DATA PROVIDED —
<<<<
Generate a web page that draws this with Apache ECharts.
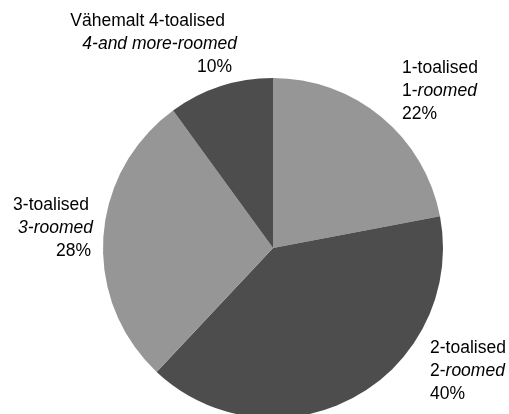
<!DOCTYPE html>
<html>
<head>
<meta charset="utf-8">
<script src="https://cdn.jsdelivr.net/npm/echarts@6/dist/echarts.min.js"></script>
<style>
html,body{margin:0;padding:0;background:#fff;}
#chart{width:509px;height:414px;}
</style>
</head>
<body>
<div id="chart"></div>
<script>
// Data
var namesEt = ['1-toalised', '2-toalised', '3-toalised', 'Vähemalt 4-toalised'];
var enPrefix = ['1-', '2-', '', ''];
var enItalic = ['roomed', 'roomed', '3-roomed', '4-and more-roomed'];
var values = [22, 40, 28, 10];

// Styles / layout
var colors = ['#969696', '#4d4d4d', '#969696', '#4d4d4d'];
var labelPos = [
  {x: 402, y: 91, align: 'left'},
  {x: 430, y: 371, align: 'left'},
  {x: 93, y: 228, align: 'right'},
  {x: 237, y: 44, align: 'right'}
];
var linePad = [
  [0, 0, 0],
  [0, 0, 0],
  [4, 0, 2],
  [12, 0, 5]
];
var FONT = '"Liberation Sans", Arial, sans-serif';
var FS = 17.5, LH = 23;

function makeRich(i) {
  var p = linePad[i];
  function st(italic, pr) {
    return {fontFamily: FONT, fontSize: FS, lineHeight: LH, color: '#000',
      fontStyle: italic ? 'italic' : 'normal', padding: [0, pr, 0, 0]};
  }
  return {
    a: st(false, p[0]),
    r: st(false, 0),
    i: st(true, p[1]),
    c: st(false, p[2])
  };
}

var data = values.map(function (v, i) {
  return {
    value: v,
    name: namesEt[i],
    itemStyle: {color: colors[i]},
    label: {rich: makeRich(i)}
  };
});

var chart = echarts.init(document.getElementById('chart'), null, {renderer: 'canvas'});
chart.setOption({
  animation: false,
  backgroundColor: '#fff',
  series: [{
    type: 'pie',
    center: [273, 248],
    radius: [0, 170],
    startAngle: 90,
    clockwise: true,
    data: data,
    itemStyle: {borderWidth: 0},
    emphasis: {disabled: true},
    labelLine: {show: false},
    label: {
      show: true,
      position: 'outside',
      overflow: 'none',
      alignTo: 'none',
      bleedMargin: 0,
      fontFamily: FONT,
      fontSize: FS,
      lineHeight: LH,
      color: '#000',
      formatter: function (p) {
        var i = p.dataIndex;
        var line2 = (enPrefix[i] ? '{r|' + enPrefix[i] + '}' : '') + '{i|' + enItalic[i] + '}';
        return '{a|' + namesEt[i] + '}\n' + line2 + '\n{c|' + values[i] + '%}';
      }
    },
    labelLayout: function (params) {
      var lp = labelPos[params.dataIndex];
      return {x: lp.x, y: lp.y, align: lp.align, verticalAlign: 'middle', hideOverlap: false, moveOverlap: false};
    }
  }]
});
</script>
</body>
</html>
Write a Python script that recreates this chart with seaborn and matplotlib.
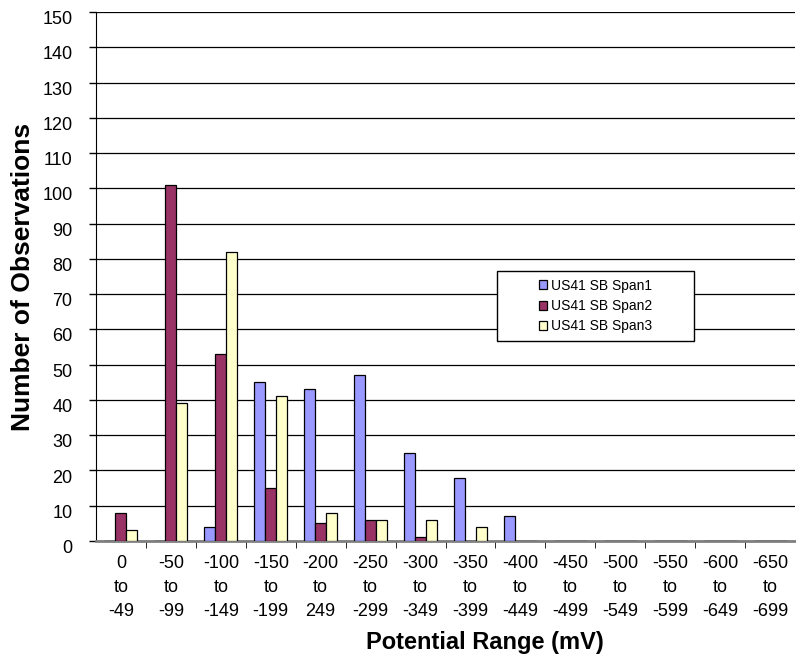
import matplotlib
matplotlib.use("Agg")
import matplotlib.pyplot as plt
import matplotlib.transforms as mtransforms
from matplotlib.patches import Rectangle
import seaborn as sns
import numpy as np
import pandas as pd

categories = ["0\nto\n-49", "-50\nto\n-99", "-100\nto\n-149", "-150\nto\n-199",
              "-200\nto\n249", "-250\nto\n-299", "-300\nto\n-349", "-350\nto\n-399",
              "-400\nto\n-449", "-450\nto\n-499", "-500\nto\n-549", "-550\nto\n-599",
              "-600\nto\n-649", "-650\nto\n-699"]
span1 = [0, 0, 4, 45, 43, 47, 25, 18, 7, 0, 0, 0, 0, 0]
span2 = [8, 101, 53, 15, 5, 6, 1, 0, 0, 0, 0, 0, 0, 0]
span3 = [3, 39, 82, 41, 8, 6, 6, 4, 0, 0, 0, 0, 0, 0]
series_names = ["US41 SB Span1", "US41 SB Span2", "US41 SB Span3"]
colors = ["#9999FF", "#993366", "#FFFFCC"]

df = pd.DataFrame({
    "range": categories * 3,
    "count": span1 + span2 + span3,
    "series": np.repeat(series_names, len(categories)),
})

sns.set_style("white")
plt.rcParams["font.family"] = ["Liberation Sans", "DejaVu Sans"]
plt.rcParams.update({"text.color": "black", "axes.labelcolor": "black",
                     "xtick.color": "black", "ytick.color": "black"})

W, H = 796, 660
fig = plt.figure(figsize=(W / 100, H / 100), dpi=100)
ax = fig.add_axes([96 / W, 1 - 541 / H, 699 / W, 529 / H])

sns.barplot(data=df, x="range", y="count", hue="series", hue_order=series_names,
            palette=colors, width=0.66, edgecolor="black", linewidth=0.9,
            saturation=1, ax=ax, zorder=3)

ax.set_ylim(0, 150)
ax.set_xlim(-0.5, len(categories) - 0.5)
ax.set_yticks(np.arange(0, 151, 10))
ax.yaxis.grid(True, color="black", linewidth=0.9, zorder=0)
ax.set_axisbelow(True)

for side in ["top", "right"]:
    ax.spines[side].set_visible(False)
ax.spines["left"].set_color("black")
ax.spines["bottom"].set_color("#808080")
ax.spines["bottom"].set_linewidth(2)

ax.tick_params(axis="y", direction="out", length=5, width=1, color="black",
               labelsize=13, left=True, pad=12, labelcolor="black")
ax.tick_params(axis="x", which="major", length=0, labelsize=13, pad=10,
               labelcolor="black")
ax.set_xticks(np.arange(0.5, len(categories) - 0.5, 1), minor=True)
ax.tick_params(axis="x", which="minor", direction="out", length=5, color="black",
               bottom=True)

# y tick labels sit a little below their gridlines in the original
shift = mtransforms.ScaledTranslation(0, -4 / 72, fig.dpi_scale_trans)
for lab in ax.get_yticklabels():
    lab.set_transform(lab.get_transform() + shift)
for lab in ax.get_xticklabels():
    lab.set_linespacing(1.55)

ax.set_xlabel("Potential Range (mV)", fontsize=17, fontweight="bold", color="black")
ax.xaxis.set_label_coords((485 - 96) / 699, -(631 - 541) / 529)
ax.set_ylabel("Number of Observations", fontsize=19, fontweight="bold", color="black")
ax.yaxis.set_label_coords(-(96 - 35) / 699, 0.5)

# legend box: framed rectangle with the entries centred inside it
bx0, by0, bw, bh = (497 - 96) / 699, (541 - 341) / 529, 197 / 699, 70 / 529
ax.add_patch(Rectangle((bx0, by0), bw, bh, transform=ax.transAxes, facecolor="white",
                       edgecolor="black", linewidth=1, zorder=5))
leg = ax.legend(loc="center", bbox_to_anchor=(bx0, by0, bw, bh), fontsize=10,
                frameon=False, handlelength=0.6, handleheight=0.6,
                handletextpad=0.3, labelspacing=0.45, borderaxespad=0)
leg.set_zorder(6)

fig.savefig("out.png", dpi=100)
>>>>
PROMPT — Repeat the data above exactly, but not the pictures.

CORRECT ANSWER —
Generate a web page that draws this with Apache ECharts.
<!DOCTYPE html>
<html>
<head>
<meta charset="utf-8">
<script src="https://cdn.jsdelivr.net/npm/echarts@6/dist/echarts.min.js"></script>
<style>
html,body{margin:0;padding:0;background:#fff;}
#chart{width:509px;height:414px;}
</style>
</head>
<body>
<div id="chart"></div>
<script>
// Data
var namesEt = ['1-toalised', '2-toalised', '3-toalised', 'Vähemalt 4-toalised'];
var enPrefix = ['1-', '2-', '', ''];
var enItalic = ['roomed', 'roomed', '3-roomed', '4-and more-roomed'];
var values = [22, 40, 28, 10];

// Styles / layout
var colors = ['#969696', '#4d4d4d', '#969696', '#4d4d4d'];
var labelPos = [
  {x: 402, y: 91, align: 'left'},
  {x: 430, y: 371, align: 'left'},
  {x: 93, y: 228, align: 'right'},
  {x: 237, y: 44, align: 'right'}
];
var linePad = [
  [0, 0, 0],
  [0, 0, 0],
  [4, 0, 2],
  [12, 0, 5]
];
var FONT = '"Liberation Sans", Arial, sans-serif';
var FS = 17.5, LH = 23;

function makeRich(i) {
  var p = linePad[i];
  function st(italic, pr) {
    return {fontFamily: FONT, fontSize: FS, lineHeight: LH, color: '#000',
      fontStyle: italic ? 'italic' : 'normal', padding: [0, pr, 0, 0]};
  }
  return {
    a: st(false, p[0]),
    r: st(false, 0),
    i: st(true, p[1]),
    c: st(false, p[2])
  };
}

var data = values.map(function (v, i) {
  return {
    value: v,
    name: namesEt[i],
    itemStyle: {color: colors[i]},
    label: {rich: makeRich(i)}
  };
});

var chart = echarts.init(document.getElementById('chart'), null, {renderer: 'canvas'});
chart.setOption({
  animation: false,
  backgroundColor: '#fff',
  series: [{
    type: 'pie',
    center: [273, 248],
    radius: [0, 170],
    startAngle: 90,
    clockwise: true,
    data: data,
    itemStyle: {borderWidth: 0},
    emphasis: {disabled: true},
    labelLine: {show: false},
    label: {
      show: true,
      position: 'outside',
      overflow: 'none',
      alignTo: 'none',
      bleedMargin: 0,
      fontFamily: FONT,
      fontSize: FS,
      lineHeight: LH,
      color: '#000',
      formatter: function (p) {
        var i = p.dataIndex;
        var line2 = (enPrefix[i] ? '{r|' + enPrefix[i] + '}' : '') + '{i|' + enItalic[i] + '}';
        return '{a|' + namesEt[i] + '}\n' + line2 + '\n{c|' + values[i] + '%}';
      }
    },
    labelLayout: function (params) {
      var lp = labelPos[params.dataIndex];
      return {x: lp.x, y: lp.y, align: lp.align, verticalAlign: 'middle', hideOverlap: false, moveOverlap: false};
    }
  }]
});
</script>
</body>
</html>
Write a Python script that recreates this chart with seaborn and matplotlib.
import matplotlib
matplotlib.use("Agg")
import matplotlib.pyplot as plt
import matplotlib.transforms as mtransforms
from matplotlib.patches import Rectangle
import seaborn as sns
import numpy as np
import pandas as pd

categories = ["0\nto\n-49", "-50\nto\n-99", "-100\nto\n-149", "-150\nto\n-199",
              "-200\nto\n249", "-250\nto\n-299", "-300\nto\n-349", "-350\nto\n-399",
              "-400\nto\n-449", "-450\nto\n-499", "-500\nto\n-549", "-550\nto\n-599",
              "-600\nto\n-649", "-650\nto\n-699"]
span1 = [0, 0, 4, 45, 43, 47, 25, 18, 7, 0, 0, 0, 0, 0]
span2 = [8, 101, 53, 15, 5, 6, 1, 0, 0, 0, 0, 0, 0, 0]
span3 = [3, 39, 82, 41, 8, 6, 6, 4, 0, 0, 0, 0, 0, 0]
series_names = ["US41 SB Span1", "US41 SB Span2", "US41 SB Span3"]
colors = ["#9999FF", "#993366", "#FFFFCC"]

df = pd.DataFrame({
    "range": categories * 3,
    "count": span1 + span2 + span3,
    "series": np.repeat(series_names, len(categories)),
})

sns.set_style("white")
plt.rcParams["font.family"] = ["Liberation Sans", "DejaVu Sans"]
plt.rcParams.update({"text.color": "black", "axes.labelcolor": "black",
                     "xtick.color": "black", "ytick.color": "black"})

W, H = 796, 660
fig = plt.figure(figsize=(W / 100, H / 100), dpi=100)
ax = fig.add_axes([96 / W, 1 - 541 / H, 699 / W, 529 / H])

sns.barplot(data=df, x="range", y="count", hue="series", hue_order=series_names,
            palette=colors, width=0.66, edgecolor="black", linewidth=0.9,
            saturation=1, ax=ax, zorder=3)

ax.set_ylim(0, 150)
ax.set_xlim(-0.5, len(categories) - 0.5)
ax.set_yticks(np.arange(0, 151, 10))
ax.yaxis.grid(True, color="black", linewidth=0.9, zorder=0)
ax.set_axisbelow(True)

for side in ["top", "right"]:
    ax.spines[side].set_visible(False)
ax.spines["left"].set_color("black")
ax.spines["bottom"].set_color("#808080")
ax.spines["bottom"].set_linewidth(2)

ax.tick_params(axis="y", direction="out", length=5, width=1, color="black",
               labelsize=13, left=True, pad=12, labelcolor="black")
ax.tick_params(axis="x", which="major", length=0, labelsize=13, pad=10,
               labelcolor="black")
ax.set_xticks(np.arange(0.5, len(categories) - 0.5, 1), minor=True)
ax.tick_params(axis="x", which="minor", direction="out", length=5, color="black",
               bottom=True)

# y tick labels sit a little below their gridlines in the original
shift = mtransforms.ScaledTranslation(0, -4 / 72, fig.dpi_scale_trans)
for lab in ax.get_yticklabels():
    lab.set_transform(lab.get_transform() + shift)
for lab in ax.get_xticklabels():
    lab.set_linespacing(1.55)

ax.set_xlabel("Potential Range (mV)", fontsize=17, fontweight="bold", color="black")
ax.xaxis.set_label_coords((485 - 96) / 699, -(631 - 541) / 529)
ax.set_ylabel("Number of Observations", fontsize=19, fontweight="bold", color="black")
ax.yaxis.set_label_coords(-(96 - 35) / 699, 0.5)

# legend box: framed rectangle with the entries centred inside it
bx0, by0, bw, bh = (497 - 96) / 699, (541 - 341) / 529, 197 / 699, 70 / 529
ax.add_patch(Rectangle((bx0, by0), bw, bh, transform=ax.transAxes, facecolor="white",
                       edgecolor="black", linewidth=1, zorder=5))
leg = ax.legend(loc="center", bbox_to_anchor=(bx0, by0, bw, bh), fontsize=10,
                frameon=False, handlelength=0.6, handleheight=0.6,
                handletextpad=0.3, labelspacing=0.45, borderaxespad=0)
leg.set_zorder(6)

fig.savefig("out.png", dpi=100)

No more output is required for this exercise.